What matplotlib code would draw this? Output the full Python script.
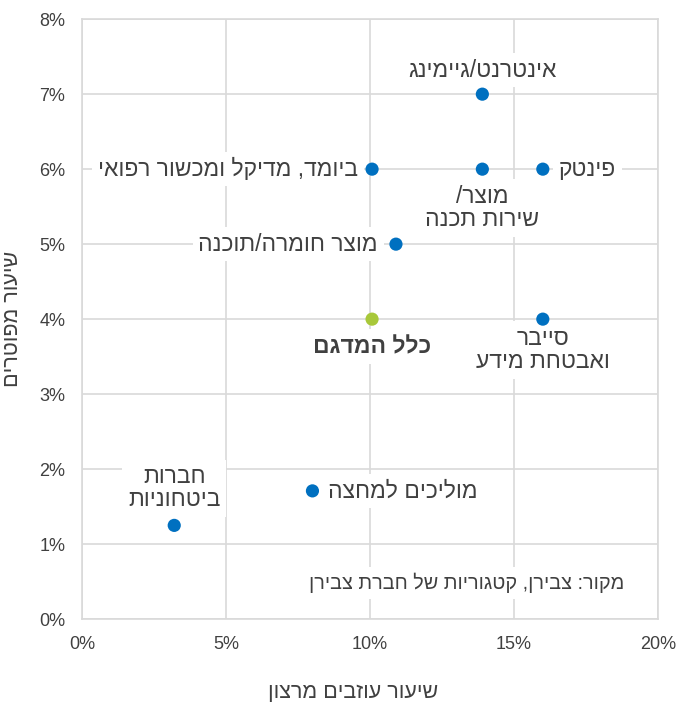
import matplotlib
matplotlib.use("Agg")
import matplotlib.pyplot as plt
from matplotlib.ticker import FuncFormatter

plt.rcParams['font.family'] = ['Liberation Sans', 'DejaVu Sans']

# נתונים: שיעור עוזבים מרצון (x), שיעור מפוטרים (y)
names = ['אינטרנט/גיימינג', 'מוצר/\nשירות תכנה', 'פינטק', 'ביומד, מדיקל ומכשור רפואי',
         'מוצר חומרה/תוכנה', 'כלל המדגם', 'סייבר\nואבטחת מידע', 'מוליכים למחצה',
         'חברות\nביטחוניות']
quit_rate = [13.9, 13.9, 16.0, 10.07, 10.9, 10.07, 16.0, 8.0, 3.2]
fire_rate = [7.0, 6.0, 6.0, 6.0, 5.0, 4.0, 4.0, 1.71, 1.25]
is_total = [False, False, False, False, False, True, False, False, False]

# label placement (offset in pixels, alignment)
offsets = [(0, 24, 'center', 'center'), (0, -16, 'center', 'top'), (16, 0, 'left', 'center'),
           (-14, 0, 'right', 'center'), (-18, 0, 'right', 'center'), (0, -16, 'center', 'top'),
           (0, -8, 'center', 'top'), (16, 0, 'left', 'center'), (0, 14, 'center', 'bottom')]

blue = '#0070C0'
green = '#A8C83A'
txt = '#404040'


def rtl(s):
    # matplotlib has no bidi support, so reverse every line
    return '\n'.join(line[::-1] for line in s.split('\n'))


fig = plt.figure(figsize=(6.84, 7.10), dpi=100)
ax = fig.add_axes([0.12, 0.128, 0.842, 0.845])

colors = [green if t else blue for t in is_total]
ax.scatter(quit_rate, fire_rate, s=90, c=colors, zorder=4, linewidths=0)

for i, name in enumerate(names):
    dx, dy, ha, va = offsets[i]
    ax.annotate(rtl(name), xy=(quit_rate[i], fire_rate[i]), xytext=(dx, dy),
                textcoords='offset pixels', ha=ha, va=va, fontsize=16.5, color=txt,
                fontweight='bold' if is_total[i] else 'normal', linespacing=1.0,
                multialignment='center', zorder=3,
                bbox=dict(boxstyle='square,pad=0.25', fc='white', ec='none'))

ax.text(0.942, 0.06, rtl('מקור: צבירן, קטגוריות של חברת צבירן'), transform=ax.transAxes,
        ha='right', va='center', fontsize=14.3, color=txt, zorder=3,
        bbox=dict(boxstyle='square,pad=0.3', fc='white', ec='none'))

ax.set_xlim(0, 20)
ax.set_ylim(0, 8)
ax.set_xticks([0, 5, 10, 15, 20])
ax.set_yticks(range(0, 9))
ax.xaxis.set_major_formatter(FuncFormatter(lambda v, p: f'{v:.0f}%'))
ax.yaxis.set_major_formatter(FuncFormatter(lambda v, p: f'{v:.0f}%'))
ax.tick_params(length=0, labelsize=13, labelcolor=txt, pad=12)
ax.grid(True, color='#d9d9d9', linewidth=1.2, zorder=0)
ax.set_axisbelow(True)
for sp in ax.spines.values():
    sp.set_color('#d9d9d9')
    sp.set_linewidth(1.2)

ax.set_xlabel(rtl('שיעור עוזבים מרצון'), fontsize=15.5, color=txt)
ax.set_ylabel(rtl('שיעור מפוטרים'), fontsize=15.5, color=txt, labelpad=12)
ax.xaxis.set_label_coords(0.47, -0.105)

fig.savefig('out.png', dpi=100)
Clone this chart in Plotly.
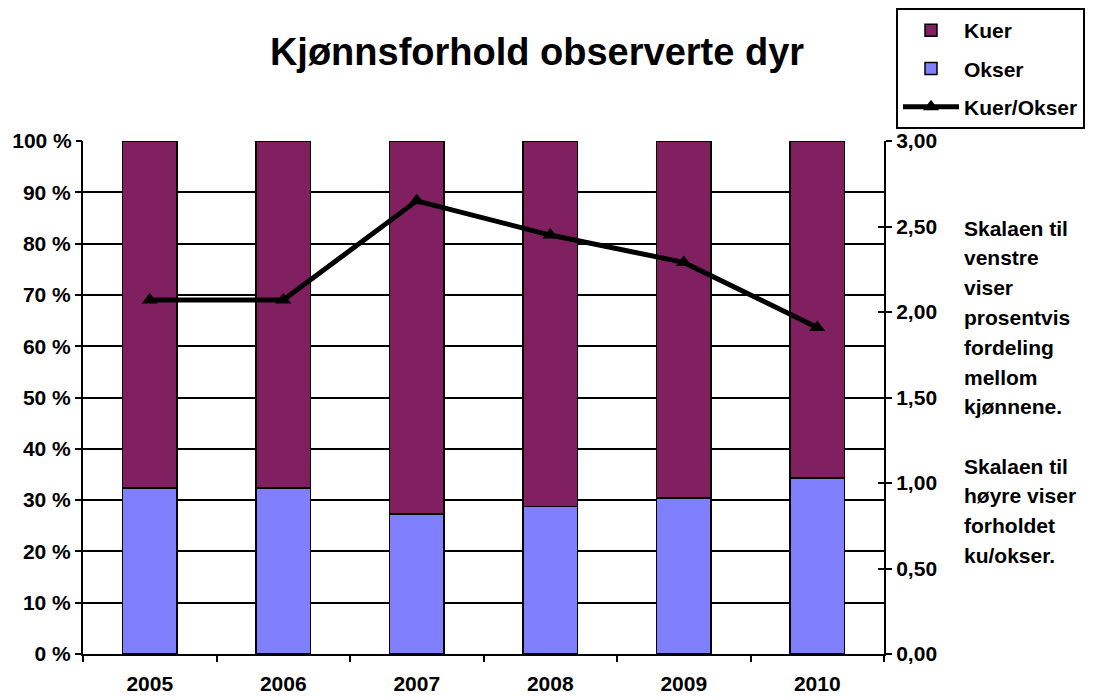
================
◆ Problem statement ◆
Begin at the first line of the entries above and return each line exactly, stopping after the line that contains "14, 'center', 'bottom')]". Pictures do not belong in the copy.

◆ Result of this task ◆
What matplotlib code would draw this? Output the full Python script.
import matplotlib
matplotlib.use("Agg")
import matplotlib.pyplot as plt
from matplotlib.ticker import FuncFormatter

plt.rcParams['font.family'] = ['Liberation Sans', 'DejaVu Sans']

# נתונים: שיעור עוזבים מרצון (x), שיעור מפוטרים (y)
names = ['אינטרנט/גיימינג', 'מוצר/\nשירות תכנה', 'פינטק', 'ביומד, מדיקל ומכשור רפואי',
         'מוצר חומרה/תוכנה', 'כלל המדגם', 'סייבר\nואבטחת מידע', 'מוליכים למחצה',
         'חברות\nביטחוניות']
quit_rate = [13.9, 13.9, 16.0, 10.07, 10.9, 10.07, 16.0, 8.0, 3.2]
fire_rate = [7.0, 6.0, 6.0, 6.0, 5.0, 4.0, 4.0, 1.71, 1.25]
is_total = [False, False, False, False, False, True, False, False, False]

# label placement (offset in pixels, alignment)
offsets = [(0, 24, 'center', 'center'), (0, -16, 'center', 'top'), (16, 0, 'left', 'center'),
           (-14, 0, 'right', 'center'), (-18, 0, 'right', 'center'), (0, -16, 'center', 'top'),
           (0, -8, 'center', 'top'), (16, 0, 'left', 'center'), (0, 14, 'center', 'bottom')]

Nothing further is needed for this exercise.